I assume you're using Git so you should have Git Bash installed? (Search for Git Bash after pressing the Windows key or clicking on the Windows icon in your Taskbar). Try running the setup steps in Git Bash and it should work. LMK otherwise and I'd be happy to help troubleshoot more.

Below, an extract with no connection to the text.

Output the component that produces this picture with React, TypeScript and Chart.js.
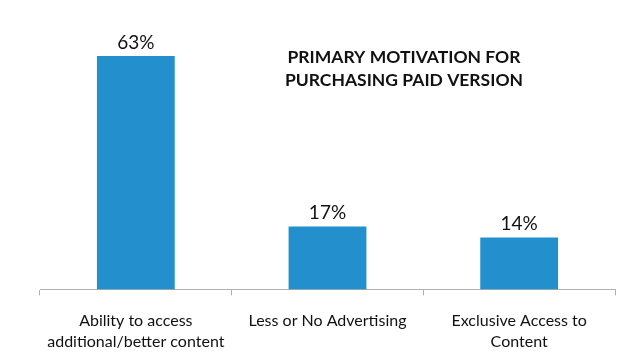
import React, { useEffect, useRef } from "react";
import { Chart, registerables } from "chart.js";

Chart.register(...registerables);

const categories: string[][] = [
  ["Ability to access", "additional/better content"],
  ["Less or No Advertising"],
  ["Exclusive Access to", "Content"],
];
const values: number[] = [63, 17, 14];
const titleLines: string[] = ["PRIMARY MOTIVATION FOR", "PURCHASING PAID VERSION"];
const FONT = "Lato, 'Open Sans', sans-serif";

const valueLabels = {
  id: "valueLabels",
  afterDatasetsDraw(chart: any) {
    const ctx = chart.ctx;
    const meta = chart.getDatasetMeta(0);
    ctx.save();
    ctx.fillStyle = "#111";
    ctx.font = `19px ${FONT}`;
    ctx.textAlign = "center";
    ctx.textBaseline = "bottom";
    meta.data.forEach((el: any, i: number) => {
      ctx.fillText(values[i] + "%", el.x, el.y - 4);
    });
    ctx.restore();
  },
};

const titlePlugin = {
  id: "innerTitle",
  afterDraw(chart: any) {
    const ctx = chart.ctx;
    const area = chart.chartArea;
    ctx.save();
    ctx.fillStyle = "#111";
    ctx.font = `bold 17.5px ${FONT}`;
    ctx.textAlign = "center";
    ctx.textBaseline = "middle";
    const cx = area.left + (area.right - area.left) * 0.633;
    titleLines.forEach((t, i) => ctx.fillText(t, cx, area.top + 27 + i * 23));
    ctx.restore();
  },
};

export default function App() {
  const ref = useRef<HTMLCanvasElement | null>(null);
  useEffect(() => {
    if (!ref.current) return;
    const chart = new Chart(ref.current, {
      type: "bar",
      data: {
        labels: categories,
        datasets: [
          {
            data: values,
            backgroundColor: "#2390CD",
            categoryPercentage: 1,
            barPercentage: 0.406,
          },
        ],
      },
      options: {
        animation: false,
        responsive: false,
        maintainAspectRatio: false,
        layout: { padding: { left: 40, right: 25, top: 30, bottom: 0 } },
        plugins: { legend: { display: false }, tooltip: { enabled: false }, title: { display: false } },
        scales: {
          x: {
            grid: {
              offset: true,
              drawOnChartArea: false,
              drawTicks: true,
              tickLength: 6,
              color: "#b0b0b0",
            },
            border: { display: true, color: "#b0b0b0" },
            ticks: {
              color: "#111",
              font: { family: FONT, size: 16, lineHeight: 1.3 },
              padding: 15,
              maxRotation: 0,
              autoSkip: false,
            },
          },
          y: { display: false, min: 0, max: 70 },
        },
      },
      plugins: [valueLabels, titlePlugin],
    });
    return () => chart.destroy();
  }, []);
  return (
    <div style={{ position: "fixed", left: 0, top: 0, width: 640, height: 356, background: "#fff", overflow: "hidden" }}>
      <canvas ref={ref} width={640} height={367} />
    </div>
  );
}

aaxuluyao commented 5 years ago

Thanks Justin. Tried to run it on both my laptop and desktop with Git Bash but still got the same issue:

15002064@ASN-ACA6871 MINGW64 /c/Users/15002064/nlg-eval-master $ python nlg-eval.py --setup Downloading https://raw.githubusercontent.com/robmsmt/glove-gensim/dea5e55f449794567f12c79dc12b7f75339b18ba/glove2word2vec.py to nlgeval/word2vec. glove2word2vec.py: 100%|██████████████████████████████████████████████████████████████| 1.00/1.00 [00:00<?, ? chunks/s] C:\Python36\lib\site-packages\gensim\utils.py:1197: UserWarning: detected Windows; aliasing chunkize to chunkize_serial warnings.warn("detected Windows; aliasing chunkize to chunkize_serial") 2019-01-22 16:40:46,792 : MainThread : INFO : 400000 lines with 300 dimensions Traceback (most recent call last): File "nlg-eval.py", line 169, in compute_metrics() File "C:\Python36\lib\site-packages\click\core.py", line 722, in call return self.main(*args, kwargs) File "C:\Python36\lib\site-packages\click\core.py", line 696, in main with self.make_context(prog_name, args, extra) as ctx: File "C:\Python36\lib\site-packages\click\core.py", line 621, in make_context self.parse_args(ctx, args) File "C:\Python36\lib\site-packages\click\core.py", line 880, in parse_args value, args = param.handle_parse_result(ctx, opts, args) File "C:\Python36\lib\site-packages\click\core.py", line 1404, in handle_parse_result self.callback, ctx, self, value) File "C:\Python36\lib\site-packages\click\core.py", line 78, in invoke_param_callback return callback(ctx, param, value) File "nlg-eval.py", line 141, in setup generate() File "C:\Users\15002064\nlg-eval-master\nlgeval\word2vec\generate_w2v_files.py", line 26, in generate txt2bin(glove2word2vec(glove_vector_file, output_model_file)) File "C:\Users\15002064\nlg-eval-master\nlgeval\word2vec\glove2word2vec.py", line 57, in glove2word2vec model_file = prepend_line(glove_vector_file, output_model_file, gensim_first_line) File "C:\Users\15002064\nlg-eval-master\nlgeval\word2vec\glove2word2vec.py", line 48, in prepend_line for line in old: File "C:\Python36\lib\encodings\cp1252.py", line 23, in decode return codecs.charmap_decode(input,self.errors,decoding_table)[0] UnicodeDecodeError: 'charmap' codec can't decode byte 0x9d in position 6148: character maps to

When I was using:

python 3.6.5 click 3.6 nltk 3.3 numpy 1.14.5 scikit-learn 0.19.1 gensim 3.4.0 theano 1.0.2 scipy 1.1.0 six 1.12

Best regards

juharris commented 5 years ago

Sorry about that. I confirm that I can reproduce in Git Bash. I swear I had it working before. Just for the record, can you share the output of locale?

juharris commented 5 years ago

I just made a PR that works for me in Git Bash: #56 You should be fine to try it out. Tests passed for me with the usual warnings.